#### [Goal]
Reproduce, exactly and in full, only the lines below from the one containing "Reproduce this chart with matplotlib." through the one containing "plt.rcParams['font.family'] = ['Roboto', 'DejaVu".

#### [Records for this task]

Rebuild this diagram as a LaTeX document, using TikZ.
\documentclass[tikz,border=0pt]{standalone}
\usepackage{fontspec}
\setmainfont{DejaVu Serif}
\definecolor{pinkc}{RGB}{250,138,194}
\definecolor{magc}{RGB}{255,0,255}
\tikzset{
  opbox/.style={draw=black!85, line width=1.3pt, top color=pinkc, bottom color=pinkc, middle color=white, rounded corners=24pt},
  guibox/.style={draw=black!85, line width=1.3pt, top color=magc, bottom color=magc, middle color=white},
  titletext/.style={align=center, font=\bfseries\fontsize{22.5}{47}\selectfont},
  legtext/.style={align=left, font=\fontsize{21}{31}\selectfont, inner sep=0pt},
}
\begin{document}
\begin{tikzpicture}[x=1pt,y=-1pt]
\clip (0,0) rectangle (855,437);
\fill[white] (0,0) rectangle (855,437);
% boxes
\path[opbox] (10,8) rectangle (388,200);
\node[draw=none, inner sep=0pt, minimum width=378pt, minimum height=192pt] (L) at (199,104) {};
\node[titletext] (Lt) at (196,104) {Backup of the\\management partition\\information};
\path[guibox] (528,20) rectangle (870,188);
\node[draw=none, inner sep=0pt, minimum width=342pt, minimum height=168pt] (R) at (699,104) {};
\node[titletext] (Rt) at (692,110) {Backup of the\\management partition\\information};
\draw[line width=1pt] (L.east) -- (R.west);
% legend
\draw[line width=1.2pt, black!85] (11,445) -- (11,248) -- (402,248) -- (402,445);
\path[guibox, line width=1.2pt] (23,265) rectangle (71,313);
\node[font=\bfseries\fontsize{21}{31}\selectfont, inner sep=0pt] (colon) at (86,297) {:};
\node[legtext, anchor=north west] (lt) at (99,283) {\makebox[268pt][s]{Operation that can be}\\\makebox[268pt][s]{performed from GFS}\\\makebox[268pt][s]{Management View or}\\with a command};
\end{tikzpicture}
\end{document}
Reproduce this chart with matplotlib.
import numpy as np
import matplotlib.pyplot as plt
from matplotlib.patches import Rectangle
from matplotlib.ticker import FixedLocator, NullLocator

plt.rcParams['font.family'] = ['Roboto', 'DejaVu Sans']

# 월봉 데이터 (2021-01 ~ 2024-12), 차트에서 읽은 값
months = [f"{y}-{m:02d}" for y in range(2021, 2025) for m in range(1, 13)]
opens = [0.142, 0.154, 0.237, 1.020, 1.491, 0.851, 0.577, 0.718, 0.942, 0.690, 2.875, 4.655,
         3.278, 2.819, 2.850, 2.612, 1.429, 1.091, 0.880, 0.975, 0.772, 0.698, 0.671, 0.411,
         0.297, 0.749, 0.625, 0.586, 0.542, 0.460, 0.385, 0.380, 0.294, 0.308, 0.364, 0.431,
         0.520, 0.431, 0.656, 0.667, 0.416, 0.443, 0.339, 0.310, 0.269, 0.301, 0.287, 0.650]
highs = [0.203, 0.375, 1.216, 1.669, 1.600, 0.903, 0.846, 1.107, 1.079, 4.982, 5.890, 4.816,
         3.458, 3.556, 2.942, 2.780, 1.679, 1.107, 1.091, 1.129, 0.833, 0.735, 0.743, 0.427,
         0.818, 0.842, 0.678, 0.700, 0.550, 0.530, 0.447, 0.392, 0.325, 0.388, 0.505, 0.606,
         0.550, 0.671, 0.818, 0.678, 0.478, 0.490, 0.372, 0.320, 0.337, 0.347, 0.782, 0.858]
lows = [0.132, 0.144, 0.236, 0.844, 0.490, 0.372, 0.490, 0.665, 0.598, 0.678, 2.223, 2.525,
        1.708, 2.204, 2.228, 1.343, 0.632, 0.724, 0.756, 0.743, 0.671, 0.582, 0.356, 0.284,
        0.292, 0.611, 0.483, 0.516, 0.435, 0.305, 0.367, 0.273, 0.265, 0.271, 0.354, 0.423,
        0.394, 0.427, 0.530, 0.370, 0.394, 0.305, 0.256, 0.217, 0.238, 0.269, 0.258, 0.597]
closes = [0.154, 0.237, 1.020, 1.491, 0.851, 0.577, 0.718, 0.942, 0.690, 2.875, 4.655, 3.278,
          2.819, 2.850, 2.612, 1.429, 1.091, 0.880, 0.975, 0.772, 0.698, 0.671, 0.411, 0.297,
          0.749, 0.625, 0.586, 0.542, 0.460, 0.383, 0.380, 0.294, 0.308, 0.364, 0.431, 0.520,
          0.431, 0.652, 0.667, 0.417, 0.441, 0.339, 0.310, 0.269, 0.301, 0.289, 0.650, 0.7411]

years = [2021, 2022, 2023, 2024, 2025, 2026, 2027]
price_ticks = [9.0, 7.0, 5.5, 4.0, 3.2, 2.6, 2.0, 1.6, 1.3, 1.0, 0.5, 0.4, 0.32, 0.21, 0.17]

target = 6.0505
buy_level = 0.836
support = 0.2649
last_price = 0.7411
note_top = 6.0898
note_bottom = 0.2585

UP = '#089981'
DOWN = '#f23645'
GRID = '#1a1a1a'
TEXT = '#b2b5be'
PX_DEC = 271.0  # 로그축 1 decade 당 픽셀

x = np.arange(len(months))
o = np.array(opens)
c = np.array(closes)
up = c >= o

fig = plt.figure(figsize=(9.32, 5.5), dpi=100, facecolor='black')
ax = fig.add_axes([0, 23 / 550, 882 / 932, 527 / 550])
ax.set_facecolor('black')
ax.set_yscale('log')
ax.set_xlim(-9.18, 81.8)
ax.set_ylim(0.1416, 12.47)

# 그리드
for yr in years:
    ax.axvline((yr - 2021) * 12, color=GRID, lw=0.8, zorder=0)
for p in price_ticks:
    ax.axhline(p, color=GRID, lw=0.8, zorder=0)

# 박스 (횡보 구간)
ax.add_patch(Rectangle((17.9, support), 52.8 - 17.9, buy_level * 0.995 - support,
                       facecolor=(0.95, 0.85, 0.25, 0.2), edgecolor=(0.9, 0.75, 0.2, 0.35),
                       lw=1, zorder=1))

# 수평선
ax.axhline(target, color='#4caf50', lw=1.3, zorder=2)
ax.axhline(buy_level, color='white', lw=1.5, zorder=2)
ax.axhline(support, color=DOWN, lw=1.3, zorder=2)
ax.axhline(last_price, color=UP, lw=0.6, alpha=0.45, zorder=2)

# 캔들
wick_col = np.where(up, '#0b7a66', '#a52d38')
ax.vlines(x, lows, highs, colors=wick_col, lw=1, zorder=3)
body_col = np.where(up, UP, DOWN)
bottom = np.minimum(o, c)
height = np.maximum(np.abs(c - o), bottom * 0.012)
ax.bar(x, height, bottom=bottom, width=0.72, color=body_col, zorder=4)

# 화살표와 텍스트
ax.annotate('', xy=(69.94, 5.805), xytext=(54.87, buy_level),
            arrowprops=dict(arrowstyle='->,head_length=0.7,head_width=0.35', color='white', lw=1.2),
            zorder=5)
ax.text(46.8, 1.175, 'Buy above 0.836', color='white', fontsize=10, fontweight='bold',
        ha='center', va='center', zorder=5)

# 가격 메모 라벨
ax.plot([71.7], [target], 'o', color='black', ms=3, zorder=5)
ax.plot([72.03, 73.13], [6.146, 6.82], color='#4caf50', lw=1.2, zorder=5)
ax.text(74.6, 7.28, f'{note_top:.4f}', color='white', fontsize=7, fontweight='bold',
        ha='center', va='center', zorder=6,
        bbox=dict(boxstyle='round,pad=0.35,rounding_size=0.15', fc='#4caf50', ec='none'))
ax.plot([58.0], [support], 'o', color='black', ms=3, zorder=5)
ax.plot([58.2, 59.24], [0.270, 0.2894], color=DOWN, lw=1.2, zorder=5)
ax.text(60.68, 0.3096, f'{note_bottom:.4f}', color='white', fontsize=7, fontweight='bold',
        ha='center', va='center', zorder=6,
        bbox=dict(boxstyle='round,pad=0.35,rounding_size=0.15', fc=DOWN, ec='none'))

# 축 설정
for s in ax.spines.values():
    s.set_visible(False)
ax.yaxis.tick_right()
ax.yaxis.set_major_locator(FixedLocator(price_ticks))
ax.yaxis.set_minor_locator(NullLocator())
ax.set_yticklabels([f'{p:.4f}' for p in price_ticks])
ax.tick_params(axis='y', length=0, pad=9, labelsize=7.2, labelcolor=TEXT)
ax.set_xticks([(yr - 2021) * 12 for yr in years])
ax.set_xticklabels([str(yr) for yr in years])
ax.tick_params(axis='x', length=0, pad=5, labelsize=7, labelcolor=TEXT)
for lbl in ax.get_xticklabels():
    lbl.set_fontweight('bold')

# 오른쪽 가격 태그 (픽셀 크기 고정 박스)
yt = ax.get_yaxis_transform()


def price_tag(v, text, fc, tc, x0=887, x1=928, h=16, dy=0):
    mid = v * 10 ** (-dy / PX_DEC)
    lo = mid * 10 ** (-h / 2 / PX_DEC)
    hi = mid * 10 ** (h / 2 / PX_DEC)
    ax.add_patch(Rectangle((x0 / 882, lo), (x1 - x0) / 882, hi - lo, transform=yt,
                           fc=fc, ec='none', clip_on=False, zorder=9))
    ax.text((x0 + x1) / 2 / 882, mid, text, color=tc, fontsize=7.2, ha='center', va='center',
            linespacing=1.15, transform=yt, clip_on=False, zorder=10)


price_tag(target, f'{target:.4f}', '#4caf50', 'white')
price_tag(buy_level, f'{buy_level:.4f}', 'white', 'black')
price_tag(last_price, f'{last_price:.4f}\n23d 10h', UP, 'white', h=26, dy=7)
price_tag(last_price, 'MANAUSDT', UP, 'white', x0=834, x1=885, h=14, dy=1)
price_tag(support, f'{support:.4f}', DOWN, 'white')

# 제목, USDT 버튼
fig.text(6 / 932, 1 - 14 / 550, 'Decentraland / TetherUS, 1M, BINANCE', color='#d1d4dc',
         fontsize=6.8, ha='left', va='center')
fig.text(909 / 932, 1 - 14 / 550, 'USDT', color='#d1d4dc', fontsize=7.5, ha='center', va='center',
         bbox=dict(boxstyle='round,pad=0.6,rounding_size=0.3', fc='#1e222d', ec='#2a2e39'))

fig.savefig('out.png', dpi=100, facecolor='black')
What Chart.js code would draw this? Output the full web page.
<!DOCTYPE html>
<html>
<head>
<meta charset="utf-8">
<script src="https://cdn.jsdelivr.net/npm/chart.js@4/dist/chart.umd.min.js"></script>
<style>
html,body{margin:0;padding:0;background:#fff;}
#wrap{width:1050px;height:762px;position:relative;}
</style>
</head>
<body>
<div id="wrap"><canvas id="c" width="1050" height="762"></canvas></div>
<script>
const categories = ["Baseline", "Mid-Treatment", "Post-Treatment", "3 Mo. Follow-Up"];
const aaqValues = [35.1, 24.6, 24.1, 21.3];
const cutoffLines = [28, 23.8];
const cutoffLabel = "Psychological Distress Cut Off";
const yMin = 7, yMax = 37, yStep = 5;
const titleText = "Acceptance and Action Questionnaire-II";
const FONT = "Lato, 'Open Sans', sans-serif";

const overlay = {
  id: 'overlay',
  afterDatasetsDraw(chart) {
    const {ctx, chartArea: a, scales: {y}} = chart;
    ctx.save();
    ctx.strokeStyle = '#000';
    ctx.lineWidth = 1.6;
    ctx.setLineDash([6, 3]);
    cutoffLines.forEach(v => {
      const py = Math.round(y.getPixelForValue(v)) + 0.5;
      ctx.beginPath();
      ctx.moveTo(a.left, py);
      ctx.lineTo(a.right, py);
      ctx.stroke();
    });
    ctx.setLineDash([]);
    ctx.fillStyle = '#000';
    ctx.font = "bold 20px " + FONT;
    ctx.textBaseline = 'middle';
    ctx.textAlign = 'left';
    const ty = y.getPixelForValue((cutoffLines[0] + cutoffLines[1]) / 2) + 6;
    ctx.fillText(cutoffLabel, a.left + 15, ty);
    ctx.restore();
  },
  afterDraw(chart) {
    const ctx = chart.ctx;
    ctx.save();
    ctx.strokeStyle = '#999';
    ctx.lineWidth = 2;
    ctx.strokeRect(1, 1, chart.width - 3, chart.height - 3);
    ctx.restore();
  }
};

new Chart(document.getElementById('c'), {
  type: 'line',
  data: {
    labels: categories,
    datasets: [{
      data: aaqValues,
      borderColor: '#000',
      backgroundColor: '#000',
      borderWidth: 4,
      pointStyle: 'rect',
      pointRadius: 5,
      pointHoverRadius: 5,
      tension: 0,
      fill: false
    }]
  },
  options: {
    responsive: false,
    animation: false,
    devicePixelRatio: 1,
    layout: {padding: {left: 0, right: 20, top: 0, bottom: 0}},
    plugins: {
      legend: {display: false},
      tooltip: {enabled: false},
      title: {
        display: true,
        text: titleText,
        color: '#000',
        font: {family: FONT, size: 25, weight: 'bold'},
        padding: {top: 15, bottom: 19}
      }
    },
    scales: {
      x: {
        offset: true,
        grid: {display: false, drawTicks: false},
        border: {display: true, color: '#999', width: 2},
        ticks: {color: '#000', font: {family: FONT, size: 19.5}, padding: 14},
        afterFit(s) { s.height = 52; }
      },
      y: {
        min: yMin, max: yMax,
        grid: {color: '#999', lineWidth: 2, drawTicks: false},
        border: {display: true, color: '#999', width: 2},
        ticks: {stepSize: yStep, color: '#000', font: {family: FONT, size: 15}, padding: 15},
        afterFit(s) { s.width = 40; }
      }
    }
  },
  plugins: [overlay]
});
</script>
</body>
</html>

#### [Task solution]
Reproduce this chart with matplotlib.
import numpy as np
import matplotlib.pyplot as plt
from matplotlib.patches import Rectangle
from matplotlib.ticker import FixedLocator, NullLocator

plt.rcParams['font.family'] = ['Roboto', 'DejaVu Sans']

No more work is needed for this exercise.